I intended to use ground chicken for the spring rolls but all I could find at the store was ground turkey so, here we go.  I suppose this could be an opening act for a Thanksgiving dinner or maybe an appetizer served during a football game.  It’s also a good way to use leftover turkey after Thanksgiving. 

Make sure to use spring roll wrappers, not egg roll wrappers. Spring roll wrappers are more dense and they are thinner than egg roll wrappers.

Ingredients:

1 Tbs soy sauce

1 green onion, chopped

1 garlic clove, smashed

1 tsp rice wine vinegar

1/4 tsp ground black pepper

1 tsp cornstarch

1 lb ground turkey

2 Tbs cooking oil divided

2 cloves garlic, finely minced

1 tsp fresh ginger, grated

1-2 stalks green onion, chopped

1/2 head of cabbage, about 8 ounces, shredded

2 carrots julienne cut

2 Tbs oyster sauce

50 frozen spring roll wrappers, defrosted

2 cups cooking oil

Cornstarch Slurry:

    1 Tbs cornstarch

    1/4 cup water

Dipping sauce:

1/2 tsp sesame oil

3 Tbs soy sauce

1 tsp Hoisin sauce

1 tsp Garlic Chili Paste

Instructions:

Prepare the Filling:

In a large bowl, combine the soy sauce, green onion, garlic, vinegar, pepper and cornstarch.  Add the ground turkey and mix well.  Marinate for at least 10 minutes.

Chop, mince and grate the various stir-fry vegetables. 

Heat a wok over high heat.  When hot, add 1 tablespoon of cooking oil. Add the turkey and stir-fry until browned.  Remove the browned turkey and set aside in a bowl.

Turn the heat down to medium.  Add a tablespoon of cooking oil.   Add the green onion, garlic and ginger and stir-fry for 30 seconds.  Add the carrots and cabbage.  Stir well and turn the heat up to medium-high.   Stir fry the vegetables for 2 minutes, or until the carrots have softened.  

Return the cooked turkey back to the wok and stir.  Add the oyster sauce and toss to coat. Turn the mixture out to a strainer and let liquids drain.   Wet ingredients don’t make good spring rolls!

Wrapping Spring Rolls:

Make a cornstarch slurry with cornstarch and water.  Open the spring roll wrapper package, peel the wrappers apart from each other and cover them with a moistened paper towel. 

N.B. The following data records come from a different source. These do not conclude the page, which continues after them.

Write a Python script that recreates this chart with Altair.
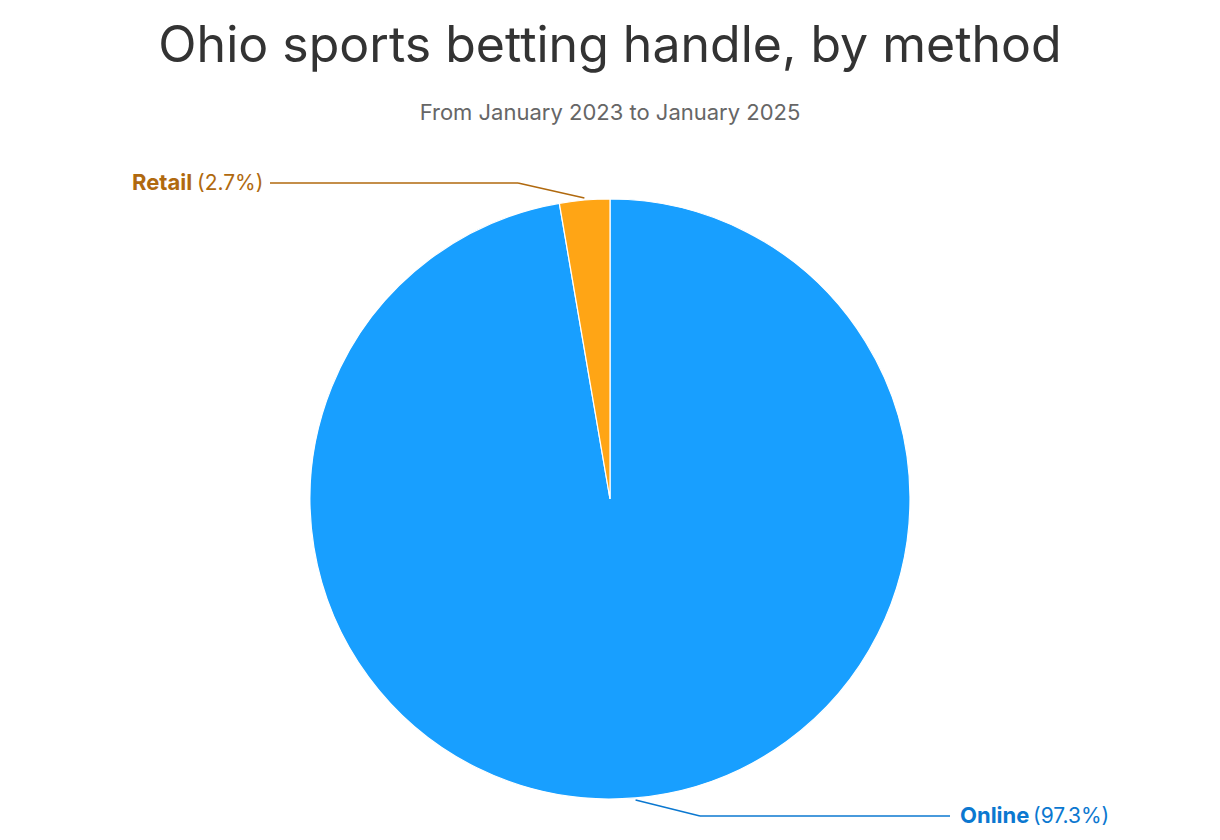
import math
import altair as alt
import pandas as pd

# ---- data ----
categories = ["Online", "Retail"]
shares = [97.3, 2.7]
slice_colors = ["#189FFF", "#FFA515"]
label_colors = ["#0B78D0", "#B0690E"]
title_text = "Ohio sports betting handle, by method"
subtitle_text = "From January 2023 to January 2025"

W, H = 1204, 824
CX, CY, R = 602, 491, 300
FONT = "Inter"

df = pd.DataFrame({"method": categories, "share": shares, "order": [0, 1]})

pie = alt.Chart(df).mark_arc(radius=R, stroke="white", strokeWidth=1.2).encode(
    theta=alt.Theta("share:Q", stack=True),
    color=alt.Color("method:N", scale=alt.Scale(domain=categories, range=slice_colors), legend=None),
    order=alt.Order("order:Q"),
    x=alt.value(CX),
    y=alt.value(CY),
)

one = pd.DataFrame({"t": [title_text], "s": [subtitle_text]})
title = alt.Chart(one).mark_text(font=FONT, fontSize=50, color="#333333", align="center", baseline="alphabetic").encode(
    x=alt.value(602), y=alt.value(54), text="t:N")
subtitle = alt.Chart(one).mark_text(font=FONT, fontSize=22, color="#666666", align="center", baseline="alphabetic").encode(
    x=alt.value(602), y=alt.value(112), text="s:N")

# leader line start points from the slice mid-angles
total = sum(shares)
cum = 0
mids = []
for s in shares:
    mids.append((cum + s / 2) / total * 2 * math.pi)
    cum += s

layers = [pie, title, subtitle]

# label layout (annotation positions)
label_specs = {
    "Online": dict(elbow=(692, 808), end=(942, 808), tx=952, ty=815, pct_off=73),
    "Retail": dict(elbow=(510, 175), end=(262, 175), tx=124, ty=182, pct_off=65),
}

for i, cat in enumerate(categories):
    a = mids[i]
    sx = CX + (R + 2) * math.sin(a)
    sy = CY - (R + 2) * math.cos(a)
    spec = label_specs[cat]
    ex, ey = spec["elbow"]
    fx, fy = spec["end"]
    ldf = pd.DataFrame({"k": [0]})
    c = label_colors[i]
    seg1 = alt.Chart(ldf).mark_rule(color=c, strokeWidth=1.5).encode(
        x=alt.value(sx), y=alt.value(sy), x2=alt.value(ex), y2=alt.value(ey))
    seg2 = alt.Chart(ldf).mark_rule(color=c, strokeWidth=1.5).encode(
        x=alt.value(ex), y=alt.value(ey), x2=alt.value(fx), y2=alt.value(fy))
    tdf = pd.DataFrame({"name": [cat], "pct": [f"({shares[i]}%)"]})
    name_t = alt.Chart(tdf).mark_text(font=FONT, fontSize=22, fontWeight="bold", color=c, align="left",
                                      baseline="alphabetic").encode(
        x=alt.value(spec["tx"]), y=alt.value(spec["ty"]), text="name:N")
    pct_t = alt.Chart(tdf).mark_text(font=FONT, fontSize=21, color=c, align="left",
                                     baseline="alphabetic").encode(
        x=alt.value(spec["tx"] + spec["pct_off"]), y=alt.value(spec["ty"]), text="pct:N")
    layers += [seg1, seg2, name_t, pct_t]

chart = alt.layer(*layers).properties(
    width=W, height=H, autosize=alt.AutoSizeParams(type="none"), padding=0
).configure_view(stroke=None)

chart.save("out.html", embed_options={"renderer": "svg", "actions": False})
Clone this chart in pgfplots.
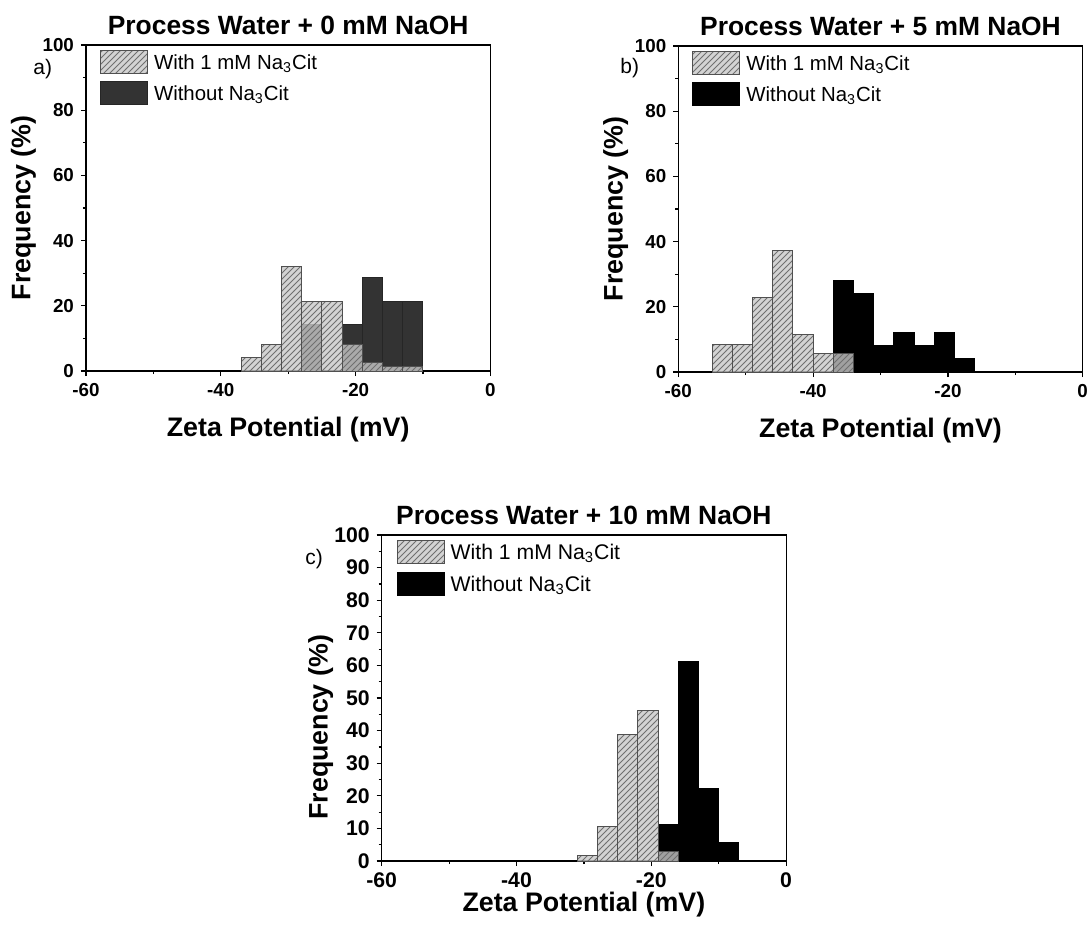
\documentclass[border=0pt]{standalone}
\usepackage{fontspec}
\setmainfont{Liberation Sans}
\usepackage{pgfplots}
\pgfplotsset{compat=1.18}
\usetikzlibrary{patterns}
\definecolor{lightfill}{HTML}{C8C8C8}
\definecolor{hatchcol}{HTML}{707070}
\definecolor{barline}{HTML}{505050}
\definecolor{darkA}{HTML}{333333}
\tikzset{
  lightbar/.style={fill=lightfill, fill opacity=0.8, draw=barline, line width=0.5pt,
    postaction={pattern=north east lines, pattern color=hatchcol, fill opacity=0.8}},
  darkbarA/.style={fill=darkA, draw=black!85, line width=0.5pt},
  darkbarB/.style={fill=black, draw=black, line width=0.5pt},
}
\pgfplotsset{
  zeta/.style={
    scale only axis, width=202.2pt, height=163pt,
    xmin=-60, xmax=0, ymin=0, ymax=100,
    xtick={-60,-40,-20,0}, minor x tick num=1,
    tick align=outside, xtick pos=bottom, ytick pos=left,
    major tick length=2.5pt, minor tick length=1.5pt,
    axis line style={line width=0.6pt},
    every tick/.style={line width=0.6pt, black},
    /pgf/number format/assume math mode=true,
    ticklabel style={font=\fontsize{9.4}{11}\selectfont\bfseries},
    label style={font=\fontsize{13.4}{16}\selectfont\bfseries},
    title style={font=\fontsize{13.2}{16}\selectfont\bfseries, at={(0.5,1)}, anchor=base, yshift=-0.7pt},
    xlabel={Zeta Potential (mV)},
    ylabel={Frequency (\%)},
    xlabel style={at={(axis description cs:0.5,0)}, anchor=north, inner sep=0pt, yshift=-22.8pt},
    ylabel style={at={(axis description cs:-0.1547,0.5)}, anchor=center, inner sep=0pt},
    legend image code/.code={\draw[##1] (0pt,-5.75pt) rectangle (23.5pt,5.75pt);},
    legend cell align=left,
    legend style={anchor=north west, draw=none, fill=none, inner sep=0pt, outer sep=0pt,
      column sep=3pt, row sep=3.5pt, nodes={inner sep=0pt, text depth=0pt},
      font=\fontsize{10.2}{12}\selectfont},
  }
}
\begin{document}
\begin{tikzpicture}
\useasboundingbox (0,0) rectangle (545.5pt,-469.5pt);

% ---------- panel a ----------
\begin{axis}[zeta, at={(43pt,-22.5pt)}, anchor=north west,
  ytick={0,20,...,100}, minor y tick num=1,
  title={Process Water + 0 mM NaOH},
  legend style={at={(axis description cs:0.0347,0.985)}}]
\addlegendimage{lightbar}
\addlegendentry{With 1 mM Na\textsubscript{3}Cit}
\addlegendimage{darkbarA}
\addlegendentry{Without Na\textsubscript{3}Cit}
\addplot[darkbarA, ybar interval, forget plot] coordinates {
 (-28,14.29) (-25,0) (-22,14.29) (-19,28.57) (-16,21.43) (-13,21.43) (-10,0)};
\addplot[lightbar, ybar interval, forget plot] coordinates {
 (-37,4.0) (-34,8.0) (-31,32.0) (-28,21.33) (-25,21.33) (-22,8.0) (-19,2.67) (-16,1.33) (-13,1.33) (-10,0)};
\end{axis}

% ---------- panel b ----------
\begin{axis}[zeta, at={(339.15pt,-23pt)}, anchor=north west,
  ytick={0,20,...,100}, minor y tick num=1,
  title={Process Water + 5 mM NaOH},
  legend style={at={(axis description cs:0.0347,0.985)}}]
\addlegendimage{lightbar}
\addlegendentry{With 1 mM Na\textsubscript{3}Cit}
\addlegendimage{darkbarB}
\addlegendentry{Without Na\textsubscript{3}Cit}
\addplot[darkbarB, ybar interval, forget plot] coordinates {
 (-37,28) (-34,24) (-31,8) (-28,12) (-25,8) (-22,12) (-19,4) (-16,0)};
\addplot[lightbar, ybar interval, forget plot] coordinates {
 (-55,8.57) (-52,8.57) (-49,22.86) (-46,37.14) (-43,11.43) (-40,5.71) (-37,5.71) (-34,0)};
\end{axis}

% ---------- panel c ----------
\begin{axis}[zeta, at={(190.85pt,-267.5pt)}, anchor=north west,
  ytick={0,10,...,100}, minor y tick num=1,
  ticklabel style={font=\fontsize{10.6}{12}\selectfont\bfseries},
  title={Process Water + 10 mM NaOH},
  xlabel style={yshift=7.3pt},
  ylabel style={at={(axis description cs:-0.151,0.41)}},
  legend style={at={(axis description cs:0.037,0.985)}, row sep=4pt, font=\fontsize{10.6}{12}\selectfont}]
\addlegendimage{lightbar}
\addlegendentry{With 1 mM Na\textsubscript{3}Cit}
\addlegendimage{darkbarB}
\addlegendentry{Without Na\textsubscript{3}Cit}
\addplot[darkbarB, ybar interval, forget plot] coordinates {
 (-19,11.11) (-16,61.11) (-13,22.22) (-10,5.56) (-7,0)};
\addplot[lightbar, ybar interval, forget plot] coordinates {
 (-31,1.6) (-28,10.5) (-25,38.8) (-22,46.2) (-19,2.9) (-16,0)};
\end{axis}

\node[anchor=west, inner sep=0pt, font=\fontsize{10.5}{12}\selectfont] at (16.5pt,-34.5pt) {a)};
\node[anchor=west, inner sep=0pt, font=\fontsize{10.5}{12}\selectfont] at (310pt,-34pt) {b)};
\node[anchor=west, inner sep=0pt, font=\fontsize{10.5}{12}\selectfont] at (152.5pt,-279.5pt) {c)};
\end{tikzpicture}
\end{document}
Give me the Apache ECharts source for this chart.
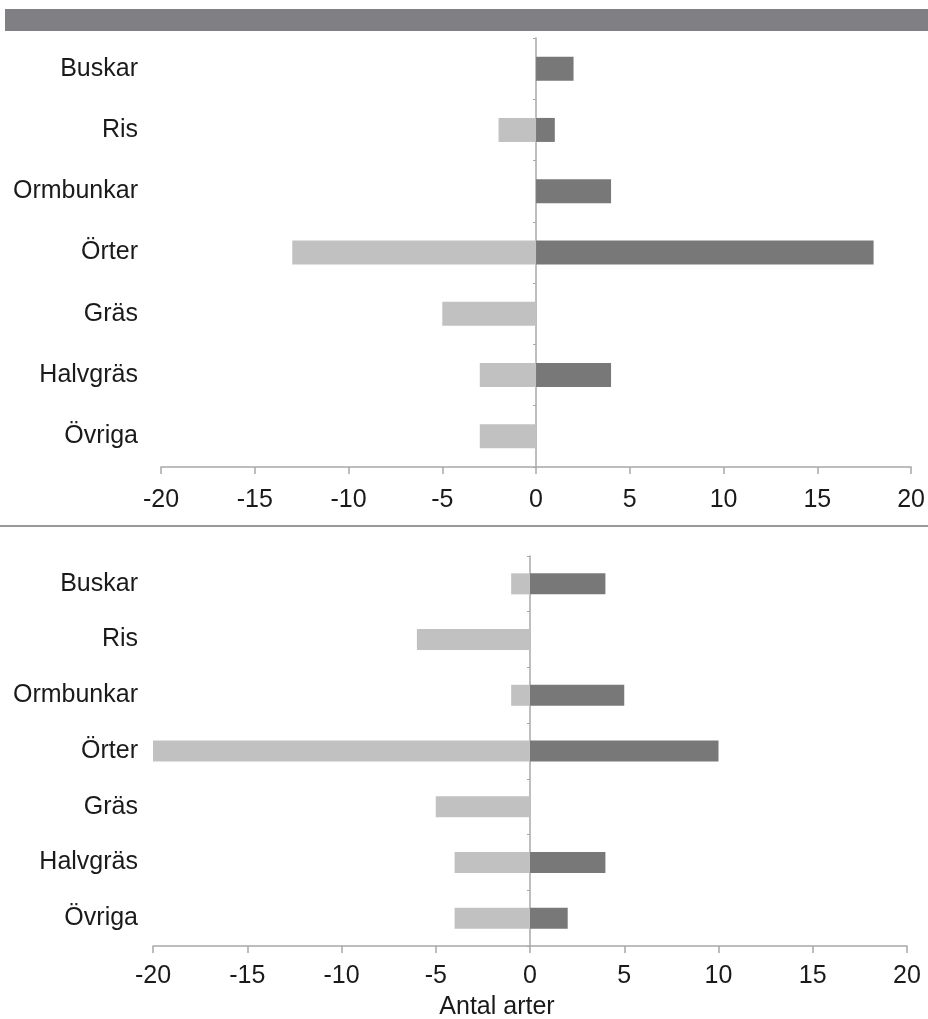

Lay a wrapper on a clean surface.  Position the wrapper with a corner facing toward you .  Add about 1 tablespoon of filling to the bottom point of the wrapper.  Fold the left and right sides in toward the middle (the wrapper should look like an envelope). Starting from the bottom of the wrapper, roll upward and apply pressure with your fingers to prevent air pockets.  Dip a finger in the cornstarch slurry and paint the top corner of the wrapper.  Finish wrapping and secure the wrap by gently pressing along the seam.  Stage finished spring rolls on parchment paper, or wax paper and keep them covered with a damp paper towel.

Frying Spring Rolls

Add about 2 cups of oil to a wok and turn the heat to high.  The depth of the oil should be about 2 inches.  Once the oil is hot, carefully slide spring rolls into the oil, one at a time.  I fried about 8 spring rolls at a time, to avoid overcrowding. 

Turn the egg rolls over while the fry.  When they are golden brown and crispy, remove to a paper towel lined plate and keep warm.

Mix the dipping sauce ingredients together in a small bowl.

Arrange the spring rolls on a serving platter and place the dipping sauce in the middle of the platter.